---- ENTRIES SHOWN

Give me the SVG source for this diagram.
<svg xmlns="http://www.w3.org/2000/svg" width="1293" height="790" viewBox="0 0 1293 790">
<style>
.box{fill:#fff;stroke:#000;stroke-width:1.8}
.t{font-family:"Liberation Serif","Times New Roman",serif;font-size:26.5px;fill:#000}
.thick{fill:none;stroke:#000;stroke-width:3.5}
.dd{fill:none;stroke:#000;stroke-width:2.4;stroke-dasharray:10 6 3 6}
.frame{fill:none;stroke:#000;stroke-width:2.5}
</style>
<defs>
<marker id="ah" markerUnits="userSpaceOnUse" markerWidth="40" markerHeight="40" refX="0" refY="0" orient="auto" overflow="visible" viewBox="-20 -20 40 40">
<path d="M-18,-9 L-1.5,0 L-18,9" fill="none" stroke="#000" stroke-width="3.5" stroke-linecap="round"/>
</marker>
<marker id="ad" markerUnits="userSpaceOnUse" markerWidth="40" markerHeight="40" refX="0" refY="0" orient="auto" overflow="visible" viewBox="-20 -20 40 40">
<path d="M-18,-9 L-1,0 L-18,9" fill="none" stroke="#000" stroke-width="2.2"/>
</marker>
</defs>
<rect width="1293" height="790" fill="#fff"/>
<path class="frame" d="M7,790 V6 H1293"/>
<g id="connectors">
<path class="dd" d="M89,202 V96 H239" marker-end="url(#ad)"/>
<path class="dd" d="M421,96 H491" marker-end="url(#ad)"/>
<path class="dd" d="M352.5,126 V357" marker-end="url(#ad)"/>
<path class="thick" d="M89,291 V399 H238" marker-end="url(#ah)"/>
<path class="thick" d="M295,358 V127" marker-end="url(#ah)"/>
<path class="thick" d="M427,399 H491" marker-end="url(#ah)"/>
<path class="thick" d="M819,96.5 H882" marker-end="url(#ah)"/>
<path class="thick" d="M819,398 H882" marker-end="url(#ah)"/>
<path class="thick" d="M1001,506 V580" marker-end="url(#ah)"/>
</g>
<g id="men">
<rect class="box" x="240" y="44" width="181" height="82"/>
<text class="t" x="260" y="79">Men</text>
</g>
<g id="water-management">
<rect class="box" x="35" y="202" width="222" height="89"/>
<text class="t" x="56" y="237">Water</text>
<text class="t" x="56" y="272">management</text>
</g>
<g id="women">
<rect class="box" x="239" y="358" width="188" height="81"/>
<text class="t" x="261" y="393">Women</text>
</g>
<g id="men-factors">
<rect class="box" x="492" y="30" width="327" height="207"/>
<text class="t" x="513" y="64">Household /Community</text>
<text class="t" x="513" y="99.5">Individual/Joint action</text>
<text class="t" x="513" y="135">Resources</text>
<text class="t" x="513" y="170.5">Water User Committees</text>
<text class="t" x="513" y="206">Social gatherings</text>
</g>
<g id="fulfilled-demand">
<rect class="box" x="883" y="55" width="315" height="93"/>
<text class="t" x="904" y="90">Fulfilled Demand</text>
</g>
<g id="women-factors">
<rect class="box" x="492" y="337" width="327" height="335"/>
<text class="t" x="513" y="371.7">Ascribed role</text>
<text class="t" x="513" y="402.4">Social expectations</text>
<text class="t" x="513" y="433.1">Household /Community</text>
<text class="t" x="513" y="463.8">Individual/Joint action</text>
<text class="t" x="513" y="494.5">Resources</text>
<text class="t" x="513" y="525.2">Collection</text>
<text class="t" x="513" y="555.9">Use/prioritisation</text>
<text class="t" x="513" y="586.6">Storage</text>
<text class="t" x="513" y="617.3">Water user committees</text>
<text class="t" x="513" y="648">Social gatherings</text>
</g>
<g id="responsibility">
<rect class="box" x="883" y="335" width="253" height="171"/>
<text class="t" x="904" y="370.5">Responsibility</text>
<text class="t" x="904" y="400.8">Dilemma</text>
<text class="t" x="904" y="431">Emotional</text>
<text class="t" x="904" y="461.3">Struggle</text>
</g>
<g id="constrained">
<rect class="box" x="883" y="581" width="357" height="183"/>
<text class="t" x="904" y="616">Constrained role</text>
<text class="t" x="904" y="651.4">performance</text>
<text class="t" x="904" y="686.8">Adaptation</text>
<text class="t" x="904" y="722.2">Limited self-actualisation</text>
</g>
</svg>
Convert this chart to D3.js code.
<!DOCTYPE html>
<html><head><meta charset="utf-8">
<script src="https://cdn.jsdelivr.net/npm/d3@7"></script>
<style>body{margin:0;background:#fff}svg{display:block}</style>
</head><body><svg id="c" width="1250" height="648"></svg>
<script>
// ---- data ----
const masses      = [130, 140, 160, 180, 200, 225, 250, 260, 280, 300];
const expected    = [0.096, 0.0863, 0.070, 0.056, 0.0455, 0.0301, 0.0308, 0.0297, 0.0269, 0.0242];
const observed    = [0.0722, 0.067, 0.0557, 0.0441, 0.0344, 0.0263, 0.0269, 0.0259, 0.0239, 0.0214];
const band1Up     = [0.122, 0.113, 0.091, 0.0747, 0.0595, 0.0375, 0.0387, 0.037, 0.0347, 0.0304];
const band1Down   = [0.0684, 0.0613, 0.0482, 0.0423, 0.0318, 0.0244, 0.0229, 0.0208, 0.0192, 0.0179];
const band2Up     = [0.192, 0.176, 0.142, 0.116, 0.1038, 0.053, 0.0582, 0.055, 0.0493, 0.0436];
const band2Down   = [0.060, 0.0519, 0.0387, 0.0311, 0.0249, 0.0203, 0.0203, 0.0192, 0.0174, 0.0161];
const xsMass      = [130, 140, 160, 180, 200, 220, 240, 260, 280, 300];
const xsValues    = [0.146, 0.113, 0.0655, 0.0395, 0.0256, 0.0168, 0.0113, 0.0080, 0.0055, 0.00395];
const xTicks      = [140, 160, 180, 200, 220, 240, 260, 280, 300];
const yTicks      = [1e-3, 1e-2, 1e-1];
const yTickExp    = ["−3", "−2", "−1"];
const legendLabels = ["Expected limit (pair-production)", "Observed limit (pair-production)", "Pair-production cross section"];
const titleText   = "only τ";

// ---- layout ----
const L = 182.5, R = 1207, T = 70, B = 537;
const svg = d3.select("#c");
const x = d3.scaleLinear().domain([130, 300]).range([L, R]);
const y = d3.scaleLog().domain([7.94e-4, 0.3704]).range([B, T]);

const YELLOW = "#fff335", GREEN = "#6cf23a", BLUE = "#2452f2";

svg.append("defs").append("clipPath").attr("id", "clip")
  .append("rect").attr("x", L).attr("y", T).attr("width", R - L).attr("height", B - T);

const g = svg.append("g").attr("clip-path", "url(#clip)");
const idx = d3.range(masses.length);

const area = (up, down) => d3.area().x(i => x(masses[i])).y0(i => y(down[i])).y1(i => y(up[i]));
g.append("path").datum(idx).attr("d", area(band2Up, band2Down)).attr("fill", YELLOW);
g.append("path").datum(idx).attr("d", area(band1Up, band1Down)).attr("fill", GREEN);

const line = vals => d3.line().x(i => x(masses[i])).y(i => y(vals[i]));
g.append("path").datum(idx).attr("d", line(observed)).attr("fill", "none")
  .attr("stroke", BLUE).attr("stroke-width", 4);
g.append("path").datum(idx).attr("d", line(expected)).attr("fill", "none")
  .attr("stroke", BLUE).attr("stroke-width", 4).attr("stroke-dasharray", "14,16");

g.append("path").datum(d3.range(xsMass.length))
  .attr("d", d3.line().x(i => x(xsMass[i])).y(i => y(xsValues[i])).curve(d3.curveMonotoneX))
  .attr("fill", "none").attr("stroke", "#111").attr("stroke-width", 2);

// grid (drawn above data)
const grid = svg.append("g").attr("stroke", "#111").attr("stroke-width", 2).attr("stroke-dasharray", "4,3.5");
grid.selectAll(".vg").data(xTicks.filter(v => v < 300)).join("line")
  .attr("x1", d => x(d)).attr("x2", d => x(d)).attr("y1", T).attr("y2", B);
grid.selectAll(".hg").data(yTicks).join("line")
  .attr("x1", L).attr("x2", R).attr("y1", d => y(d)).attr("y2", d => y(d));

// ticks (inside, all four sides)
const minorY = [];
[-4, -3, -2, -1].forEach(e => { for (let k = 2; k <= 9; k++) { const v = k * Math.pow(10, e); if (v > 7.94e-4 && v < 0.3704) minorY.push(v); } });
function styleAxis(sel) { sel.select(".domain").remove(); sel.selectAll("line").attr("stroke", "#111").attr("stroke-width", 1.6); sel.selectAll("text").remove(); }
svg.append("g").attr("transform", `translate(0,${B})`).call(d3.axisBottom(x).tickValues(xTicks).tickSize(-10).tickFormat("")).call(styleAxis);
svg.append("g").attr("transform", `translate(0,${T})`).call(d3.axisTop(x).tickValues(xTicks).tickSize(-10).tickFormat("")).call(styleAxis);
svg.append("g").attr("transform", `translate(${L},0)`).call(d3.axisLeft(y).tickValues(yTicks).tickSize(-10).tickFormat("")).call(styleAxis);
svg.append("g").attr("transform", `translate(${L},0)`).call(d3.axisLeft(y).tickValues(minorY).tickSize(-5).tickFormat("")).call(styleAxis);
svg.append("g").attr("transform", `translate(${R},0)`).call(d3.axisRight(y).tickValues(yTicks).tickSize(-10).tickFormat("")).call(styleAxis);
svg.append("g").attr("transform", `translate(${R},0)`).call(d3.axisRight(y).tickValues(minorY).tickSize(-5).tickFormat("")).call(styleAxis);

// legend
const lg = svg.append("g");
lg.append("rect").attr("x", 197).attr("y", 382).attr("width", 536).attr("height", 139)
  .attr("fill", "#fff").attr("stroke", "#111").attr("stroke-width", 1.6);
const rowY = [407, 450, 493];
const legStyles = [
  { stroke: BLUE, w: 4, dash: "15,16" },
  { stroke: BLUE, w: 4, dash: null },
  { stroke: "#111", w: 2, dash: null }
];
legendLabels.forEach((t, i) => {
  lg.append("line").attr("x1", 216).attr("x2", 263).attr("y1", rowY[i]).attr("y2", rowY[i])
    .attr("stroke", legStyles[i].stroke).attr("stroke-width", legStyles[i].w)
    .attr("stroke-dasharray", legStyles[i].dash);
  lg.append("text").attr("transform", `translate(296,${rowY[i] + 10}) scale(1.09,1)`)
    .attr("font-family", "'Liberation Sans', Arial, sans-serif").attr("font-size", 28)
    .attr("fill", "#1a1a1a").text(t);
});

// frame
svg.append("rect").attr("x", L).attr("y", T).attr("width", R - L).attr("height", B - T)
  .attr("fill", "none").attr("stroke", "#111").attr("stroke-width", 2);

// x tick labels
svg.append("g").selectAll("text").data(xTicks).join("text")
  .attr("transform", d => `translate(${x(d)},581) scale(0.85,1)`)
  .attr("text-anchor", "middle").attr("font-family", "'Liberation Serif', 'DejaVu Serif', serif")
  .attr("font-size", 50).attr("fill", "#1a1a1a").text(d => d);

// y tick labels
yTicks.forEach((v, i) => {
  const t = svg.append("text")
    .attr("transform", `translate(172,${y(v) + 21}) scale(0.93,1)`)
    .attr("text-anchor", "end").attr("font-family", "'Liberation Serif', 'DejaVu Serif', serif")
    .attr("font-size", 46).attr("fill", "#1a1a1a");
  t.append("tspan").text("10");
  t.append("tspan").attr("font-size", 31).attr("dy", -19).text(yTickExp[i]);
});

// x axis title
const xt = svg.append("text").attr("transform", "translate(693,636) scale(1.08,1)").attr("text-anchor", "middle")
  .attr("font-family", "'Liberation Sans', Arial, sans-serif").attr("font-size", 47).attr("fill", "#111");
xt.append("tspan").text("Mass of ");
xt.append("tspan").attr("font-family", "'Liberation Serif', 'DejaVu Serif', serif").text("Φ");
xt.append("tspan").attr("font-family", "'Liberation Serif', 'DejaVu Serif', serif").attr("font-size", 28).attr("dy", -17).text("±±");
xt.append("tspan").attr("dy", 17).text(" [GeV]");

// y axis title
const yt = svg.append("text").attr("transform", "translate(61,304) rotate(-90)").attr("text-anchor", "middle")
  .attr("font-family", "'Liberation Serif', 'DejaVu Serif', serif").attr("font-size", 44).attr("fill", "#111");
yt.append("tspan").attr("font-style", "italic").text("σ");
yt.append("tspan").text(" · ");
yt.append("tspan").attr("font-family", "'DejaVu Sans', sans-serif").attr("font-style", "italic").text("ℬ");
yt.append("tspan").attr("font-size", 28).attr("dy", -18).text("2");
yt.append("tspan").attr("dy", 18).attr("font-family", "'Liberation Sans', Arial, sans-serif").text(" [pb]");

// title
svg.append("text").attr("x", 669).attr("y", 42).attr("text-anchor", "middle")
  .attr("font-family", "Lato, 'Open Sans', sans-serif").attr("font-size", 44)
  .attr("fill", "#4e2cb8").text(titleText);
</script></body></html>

--------

▶ [EXERCISE] Determine how many lines of the listing hold the word "this" and reply with that figure alone.

▶ [TASK RESPONSE] 2